## To do
Copy exactly the lines that run from the top of the listing to the line containing "3.0e-10, 3.2e-10, 3.2e-10];", both ends included, and omit the pictures.

## Material provided
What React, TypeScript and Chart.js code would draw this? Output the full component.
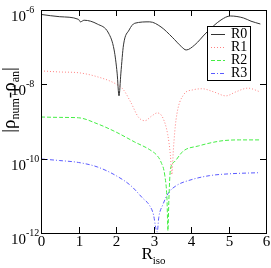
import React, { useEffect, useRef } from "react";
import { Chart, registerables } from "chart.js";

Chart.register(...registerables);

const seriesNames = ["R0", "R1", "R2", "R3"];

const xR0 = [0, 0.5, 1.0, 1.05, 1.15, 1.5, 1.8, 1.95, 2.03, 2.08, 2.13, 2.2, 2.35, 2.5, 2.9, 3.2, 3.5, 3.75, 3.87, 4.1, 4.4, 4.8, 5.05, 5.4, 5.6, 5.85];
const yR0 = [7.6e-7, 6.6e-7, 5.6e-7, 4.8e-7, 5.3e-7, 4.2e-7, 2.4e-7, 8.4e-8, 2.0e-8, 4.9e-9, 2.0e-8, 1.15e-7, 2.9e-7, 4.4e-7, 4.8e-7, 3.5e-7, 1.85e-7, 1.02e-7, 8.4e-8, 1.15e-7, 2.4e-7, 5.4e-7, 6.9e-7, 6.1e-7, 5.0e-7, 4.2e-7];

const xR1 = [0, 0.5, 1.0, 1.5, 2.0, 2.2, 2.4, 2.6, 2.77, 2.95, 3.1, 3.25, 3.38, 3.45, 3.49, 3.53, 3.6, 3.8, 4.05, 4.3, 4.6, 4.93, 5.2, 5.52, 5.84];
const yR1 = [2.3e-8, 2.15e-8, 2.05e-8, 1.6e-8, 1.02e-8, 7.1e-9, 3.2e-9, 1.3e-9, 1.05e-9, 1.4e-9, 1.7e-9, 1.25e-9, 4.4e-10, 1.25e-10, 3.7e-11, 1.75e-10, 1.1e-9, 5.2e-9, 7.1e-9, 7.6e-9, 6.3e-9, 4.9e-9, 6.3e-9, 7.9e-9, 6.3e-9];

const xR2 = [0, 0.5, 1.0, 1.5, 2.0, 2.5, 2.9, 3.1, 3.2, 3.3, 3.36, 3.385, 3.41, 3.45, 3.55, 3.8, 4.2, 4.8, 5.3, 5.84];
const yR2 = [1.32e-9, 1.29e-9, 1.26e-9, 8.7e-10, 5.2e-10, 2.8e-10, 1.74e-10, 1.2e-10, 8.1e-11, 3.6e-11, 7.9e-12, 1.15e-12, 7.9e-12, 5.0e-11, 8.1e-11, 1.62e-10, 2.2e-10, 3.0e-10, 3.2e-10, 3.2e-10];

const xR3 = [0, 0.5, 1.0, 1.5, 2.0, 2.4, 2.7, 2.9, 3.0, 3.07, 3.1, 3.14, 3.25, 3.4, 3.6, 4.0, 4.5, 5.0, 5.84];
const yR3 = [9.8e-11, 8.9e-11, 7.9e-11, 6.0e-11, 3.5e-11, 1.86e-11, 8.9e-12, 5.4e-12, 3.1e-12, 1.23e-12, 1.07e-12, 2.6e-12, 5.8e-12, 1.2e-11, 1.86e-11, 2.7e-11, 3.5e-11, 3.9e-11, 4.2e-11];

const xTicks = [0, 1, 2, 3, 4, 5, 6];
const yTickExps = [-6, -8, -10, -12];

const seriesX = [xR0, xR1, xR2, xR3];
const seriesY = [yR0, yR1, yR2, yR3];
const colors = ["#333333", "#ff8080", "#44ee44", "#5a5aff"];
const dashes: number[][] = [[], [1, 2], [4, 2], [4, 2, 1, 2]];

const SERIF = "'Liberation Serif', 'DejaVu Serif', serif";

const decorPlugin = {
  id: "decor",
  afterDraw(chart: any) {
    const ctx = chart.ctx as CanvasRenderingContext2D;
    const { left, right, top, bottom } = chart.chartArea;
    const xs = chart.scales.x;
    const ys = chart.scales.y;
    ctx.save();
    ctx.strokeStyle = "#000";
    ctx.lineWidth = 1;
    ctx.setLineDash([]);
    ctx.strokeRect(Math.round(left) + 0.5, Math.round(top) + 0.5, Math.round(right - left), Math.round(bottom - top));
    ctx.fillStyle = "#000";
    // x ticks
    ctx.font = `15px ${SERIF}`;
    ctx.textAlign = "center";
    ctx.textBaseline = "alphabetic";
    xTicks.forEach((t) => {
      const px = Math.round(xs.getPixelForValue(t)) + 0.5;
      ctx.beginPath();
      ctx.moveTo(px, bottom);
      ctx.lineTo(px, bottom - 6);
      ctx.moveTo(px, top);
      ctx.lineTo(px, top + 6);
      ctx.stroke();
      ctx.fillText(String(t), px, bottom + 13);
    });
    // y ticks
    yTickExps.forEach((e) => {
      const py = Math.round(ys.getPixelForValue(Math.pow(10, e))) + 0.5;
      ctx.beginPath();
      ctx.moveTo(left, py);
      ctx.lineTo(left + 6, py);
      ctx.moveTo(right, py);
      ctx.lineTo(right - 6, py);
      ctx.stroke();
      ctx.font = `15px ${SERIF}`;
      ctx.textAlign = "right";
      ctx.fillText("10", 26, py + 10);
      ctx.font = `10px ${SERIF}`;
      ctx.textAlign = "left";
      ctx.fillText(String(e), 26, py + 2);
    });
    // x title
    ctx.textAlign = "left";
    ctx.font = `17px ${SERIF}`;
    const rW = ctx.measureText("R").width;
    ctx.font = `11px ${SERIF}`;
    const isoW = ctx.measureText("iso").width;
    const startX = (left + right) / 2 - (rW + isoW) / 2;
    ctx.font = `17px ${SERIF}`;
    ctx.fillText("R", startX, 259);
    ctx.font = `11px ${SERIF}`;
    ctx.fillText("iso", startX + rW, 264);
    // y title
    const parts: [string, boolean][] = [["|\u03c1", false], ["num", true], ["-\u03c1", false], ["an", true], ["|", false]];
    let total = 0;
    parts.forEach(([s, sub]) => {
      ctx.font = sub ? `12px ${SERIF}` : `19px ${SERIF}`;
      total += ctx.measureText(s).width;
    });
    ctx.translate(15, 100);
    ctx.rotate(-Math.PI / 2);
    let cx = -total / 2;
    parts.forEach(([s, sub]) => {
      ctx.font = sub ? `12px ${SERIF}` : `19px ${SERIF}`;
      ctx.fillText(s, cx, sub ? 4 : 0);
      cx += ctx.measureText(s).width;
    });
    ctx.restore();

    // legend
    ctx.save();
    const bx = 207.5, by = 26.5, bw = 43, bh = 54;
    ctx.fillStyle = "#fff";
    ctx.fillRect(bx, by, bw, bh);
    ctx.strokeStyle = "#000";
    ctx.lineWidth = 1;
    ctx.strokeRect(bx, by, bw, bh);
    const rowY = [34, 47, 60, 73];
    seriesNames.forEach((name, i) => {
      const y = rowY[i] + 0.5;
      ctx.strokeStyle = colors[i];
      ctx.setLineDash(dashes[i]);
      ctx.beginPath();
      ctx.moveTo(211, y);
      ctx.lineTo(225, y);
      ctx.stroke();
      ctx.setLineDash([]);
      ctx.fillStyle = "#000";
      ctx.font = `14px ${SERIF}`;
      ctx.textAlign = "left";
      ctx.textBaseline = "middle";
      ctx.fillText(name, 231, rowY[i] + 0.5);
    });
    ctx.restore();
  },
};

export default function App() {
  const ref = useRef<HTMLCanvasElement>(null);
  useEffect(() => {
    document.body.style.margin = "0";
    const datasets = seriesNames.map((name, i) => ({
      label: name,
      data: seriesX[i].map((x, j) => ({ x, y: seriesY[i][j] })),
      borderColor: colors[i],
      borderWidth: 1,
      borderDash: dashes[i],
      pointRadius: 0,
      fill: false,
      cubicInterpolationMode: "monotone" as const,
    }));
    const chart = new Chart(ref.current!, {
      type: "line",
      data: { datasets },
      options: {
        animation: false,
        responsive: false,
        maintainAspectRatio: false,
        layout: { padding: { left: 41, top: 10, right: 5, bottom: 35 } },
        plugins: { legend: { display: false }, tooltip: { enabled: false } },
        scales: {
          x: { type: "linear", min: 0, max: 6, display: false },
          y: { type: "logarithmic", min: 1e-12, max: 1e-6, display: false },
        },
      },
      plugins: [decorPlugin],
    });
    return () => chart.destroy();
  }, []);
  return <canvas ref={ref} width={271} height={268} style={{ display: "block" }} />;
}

## Response to the task
What React, TypeScript and Chart.js code would draw this? Output the full component.
import React, { useEffect, useRef } from "react";
import { Chart, registerables } from "chart.js";

Chart.register(...registerables);

const seriesNames = ["R0", "R1", "R2", "R3"];

const xR0 = [0, 0.5, 1.0, 1.05, 1.15, 1.5, 1.8, 1.95, 2.03, 2.08, 2.13, 2.2, 2.35, 2.5, 2.9, 3.2, 3.5, 3.75, 3.87, 4.1, 4.4, 4.8, 5.05, 5.4, 5.6, 5.85];
const yR0 = [7.6e-7, 6.6e-7, 5.6e-7, 4.8e-7, 5.3e-7, 4.2e-7, 2.4e-7, 8.4e-8, 2.0e-8, 4.9e-9, 2.0e-8, 1.15e-7, 2.9e-7, 4.4e-7, 4.8e-7, 3.5e-7, 1.85e-7, 1.02e-7, 8.4e-8, 1.15e-7, 2.4e-7, 5.4e-7, 6.9e-7, 6.1e-7, 5.0e-7, 4.2e-7];

const xR1 = [0, 0.5, 1.0, 1.5, 2.0, 2.2, 2.4, 2.6, 2.77, 2.95, 3.1, 3.25, 3.38, 3.45, 3.49, 3.53, 3.6, 3.8, 4.05, 4.3, 4.6, 4.93, 5.2, 5.52, 5.84];
const yR1 = [2.3e-8, 2.15e-8, 2.05e-8, 1.6e-8, 1.02e-8, 7.1e-9, 3.2e-9, 1.3e-9, 1.05e-9, 1.4e-9, 1.7e-9, 1.25e-9, 4.4e-10, 1.25e-10, 3.7e-11, 1.75e-10, 1.1e-9, 5.2e-9, 7.1e-9, 7.6e-9, 6.3e-9, 4.9e-9, 6.3e-9, 7.9e-9, 6.3e-9];

const xR2 = [0, 0.5, 1.0, 1.5, 2.0, 2.5, 2.9, 3.1, 3.2, 3.3, 3.36, 3.385, 3.41, 3.45, 3.55, 3.8, 4.2, 4.8, 5.3, 5.84];
const yR2 = [1.32e-9, 1.29e-9, 1.26e-9, 8.7e-10, 5.2e-10, 2.8e-10, 1.74e-10, 1.2e-10, 8.1e-11, 3.6e-11, 7.9e-12, 1.15e-12, 7.9e-12, 5.0e-11, 8.1e-11, 1.62e-10, 2.2e-10, 3.0e-10, 3.2e-10, 3.2e-10];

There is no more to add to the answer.